Google's Agent Executor extends agentic AI into enterprise software development at scale. Sonatype's field CTO argues the security challenges that come with it are already arriving, not waiting in the future.
Google last week introduced Agent Executor, a framework designed to bring AI agents into production software development environments. The pitch is straightforward: AI agents that generate code, orchestrate workflows and make decisions continuously, 24/7, compressing development cycles in ways batch-process tooling cannot match.
Ilkka Turunen, Field CTO at Sonatype, does not dispute the efficiency gains. "Google's Agent Executor launch paints the picture of a far more agentic software development lifecycle, where AI agents generate code, orchestrate workflows and make decisions continuously, 24/7. While that promises huge gains in speed and efficiency, it also creates new challenges around managing attack surfaces and securing software supply chains," he said.
Sonatype has already logged the adversarial response to earlier agentic deployments. "At the same time, attackers are adopting the same technologies. We're already seeing an increase in CVEs and malicious open source packages designed to target these agents directly," Turunen said. That observation narrows the window organisations typically assume they have between deploying new capability and securing it.
The deeper issue is one of tempo. Agentic pipelines run continuously; traditional security reviews do not. Tooling and governance designed for periodic code releases may not translate cleanly into environments where AI agents operate around the clock, integrating packages and making decisions without a human review cycle in the loop.

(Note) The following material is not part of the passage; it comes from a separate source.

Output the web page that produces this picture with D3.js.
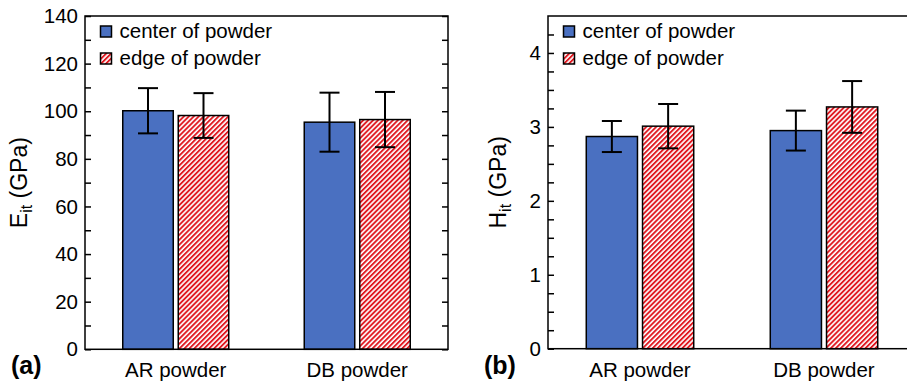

Turunen points to the DevSecOps transition as a reference point. "Although it's encouraging to see these capabilities becoming more widely accessible, organisations shouldn't forget the lessons learned from the last decade of DevSecOps. Strong governance, visibility and secure-by-design practices will be just as important in an AI-driven development environment."
For teams already managing sprawling cloud estates and multi-vendor CI/CD pipelines, Agent Executor adds another integration surface requiring inventory, monitoring, and policy. The security principles are familiar. The timescales are not.